The UK Government has ordered its agencies to “get rid of Oracle“. While Oracle have been shooting themselves in the foot spectacularly of late with their bedside manner, I have personal experience of the last time that the UKG wanted to replace them.
It didn’t go well. At all.
Nor did it go cheaply, which is all that anyone is caring about, of course.
Despite the horror stories in the media about how difficult it is to deal with Oracle’s support, sales and auditing teams, it’s still the best database out there by a country mile.

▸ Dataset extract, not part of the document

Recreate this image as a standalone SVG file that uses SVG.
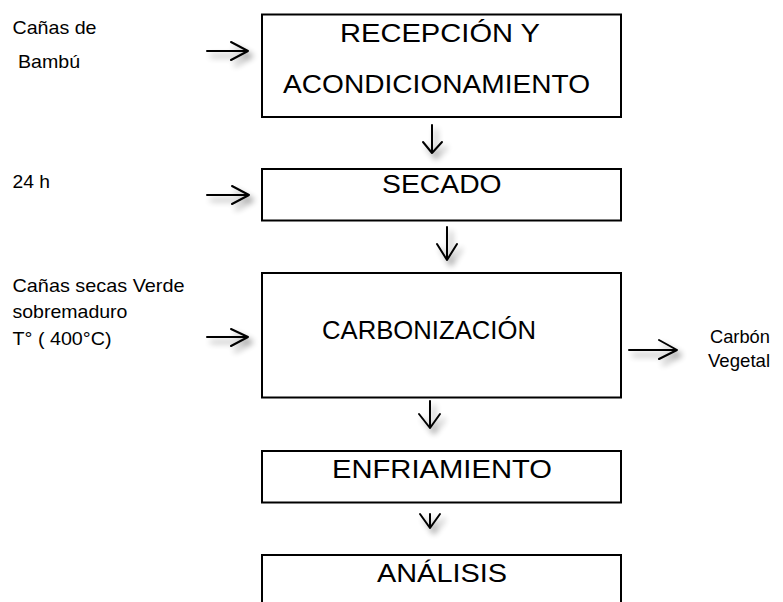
<svg xmlns="http://www.w3.org/2000/svg" width="783" height="602" viewBox="0 0 783 602">
<style>
.box{fill:#fff;stroke:#000;stroke-width:2}
.big{font-family:"Liberation Sans",Arial,sans-serif;font-size:26px;fill:#000}
.small{font-family:"Liberation Sans",Arial,sans-serif;font-size:17.5px;fill:#000}
.arr{fill:none;stroke:#000;stroke-width:2;stroke-linecap:round;stroke-linejoin:round}
</style>
<defs>
<filter id="sh" x="-50%" y="-50%" width="200%" height="200%">
<feGaussianBlur in="SourceAlpha" stdDeviation="3" result="b"/>
<feOffset in="b" dx="4" dy="5" result="o"/>
<feComponentTransfer in="o" result="s"><feFuncA type="linear" slope="0.45"/></feComponentTransfer>
<feMerge><feMergeNode in="s"/><feMergeNode in="SourceGraphic"/></feMerge>
</filter>
</defs>
<g id="inputs">
<text class="small" transform="translate(12.5,34) scale(1.1,1)" textLength="76.4" lengthAdjust="spacingAndGlyphs">Cañas de</text>
<text class="small" transform="translate(18,68) scale(1.1,1)" textLength="56.4" lengthAdjust="spacingAndGlyphs">Bambú</text>
<text class="small" transform="translate(12.5,188) scale(1.1,1)">24 h</text>
<text class="small" transform="translate(12.5,292) scale(1.1,1)" textLength="156.4" lengthAdjust="spacingAndGlyphs">Cañas secas Verde</text>
<text class="small" transform="translate(12.5,318) scale(1.1,1)" textLength="104.5" lengthAdjust="spacingAndGlyphs">sobremaduro</text>
<text class="small" transform="translate(12.5,345) scale(1.1,1)" textLength="90" lengthAdjust="spacingAndGlyphs">T° ( 400°C)</text>
<text class="small" transform="translate(710,343) scale(1.1,1)" textLength="54.5" lengthAdjust="spacingAndGlyphs">Carbón</text>
<text class="small" transform="translate(708,367) scale(1.1,1)" textLength="56.4" lengthAdjust="spacingAndGlyphs">Vegetal</text>
</g>
<g id="n1">
<rect class="box" x="262" y="14.5" width="359" height="102.5"/>
<text class="big" transform="translate(340,42) scale(1.09,1)" textLength="183.5" lengthAdjust="spacingAndGlyphs">RECEPCIÓN Y</text>
<text class="big" transform="translate(283,93) scale(1.09,1)" textLength="281.7" lengthAdjust="spacingAndGlyphs">ACONDICIONAMIENTO</text>
</g>
<g id="n2">
<rect class="box" x="262" y="169" width="359" height="51.5"/>
<text class="big" transform="translate(382,193) scale(1.09,1)">SECADO</text>
</g>
<g id="n3">
<rect class="box" x="262" y="273" width="359" height="124.5"/>
<text class="big" transform="translate(322,339) scale(1.09,1)" textLength="196.3" lengthAdjust="spacingAndGlyphs">CARBONIZACIÓN</text>
</g>
<g id="n4">
<rect class="box" x="262" y="451" width="359" height="51.5"/>
<text class="big" transform="translate(332,478) scale(1.09,1)" textLength="201.8" lengthAdjust="spacingAndGlyphs">ENFRIAMIENTO</text>
</g>
<g id="n5">
<rect class="box" x="262" y="555" width="359" height="60"/>
<text class="big" transform="translate(377,582) scale(1.09,1)" textLength="119.3" lengthAdjust="spacingAndGlyphs">ANÁLISIS</text>
</g>
<g id="connectors" filter="url(#sh)">
<path class="arr" d="M207 51 H248 M231 42 L248 51 L231 60"/>
<path class="arr" d="M207 195 H249 M232 186 L249 195 L232 204"/>
<path class="arr" d="M207 337 H248 M231 329 L248 337 L231 346"/>
<path class="arr" d="M629 350 H677 M659 340 L677 350 L659 359"/>
<path class="arr" d="M432 125 V153 M423 142 L432 153 L442 142"/>
<path class="arr" d="M447 227 V260 M437 244 L447 260 L457 244"/>
<path class="arr" d="M430 401 V428 M419 414 L430 428 L440 414"/>
<path class="arr" d="M430 514 V528 M420 514 L430 528 L440 514"/>
</g>
</svg>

Ask … Someone Other Than Tom
It’s no longer possible to Ask Tom. Mr. Kyte has decided to take a very well-deserved sabbatical and has handed over Ask Tom duties to … someone who isn’t called Tom.
What a crazy world we live in.
I’m not going to lie – I definitely was dazzled by his stardom on more than one occasion. At a NEOUG conference in Cleveland, I managed to get him to sign a copy of his book and one of the most memorable moments of my DBA career was when I asked him a “great question” on a webinar many years ago. It helped me win an important argument at work, so I will always be thankful to him for that 🙂
Don’t Believe The Hype
Talking of which, not even Gartner thinks Big Data is worthy of the hype now. Instead of moving to their “Slope of Enlightenment” or “Plateau of Productivity”, it fell off their Hype Cycle for Emerging Technologies completely.
Oops.
NoSQL = NoPASSWORDS = NoDATA?
Maybe part of the reason is that the industry has realized that a lot of NoSQL databases just plain suck. Don’t forget that the “big” Hadoop story of 2015 is “Hadoop-on-SQL”, which would have been QUITE the juxtaposition eighteen months ago.
Still think NoSQL databases will replace relational databases? Then read this beauty and try and say that “relational databases are outdated” with a straight face.
While they found over a PETABYTE of unsecured data without too much trouble, probably the most noteworthy finding is that they found 347 different MongoDB databases called “DELETED_BECAUSE_YOU_DIDNT_PASSWORD_PROTECT_YOUR_MONGODB”.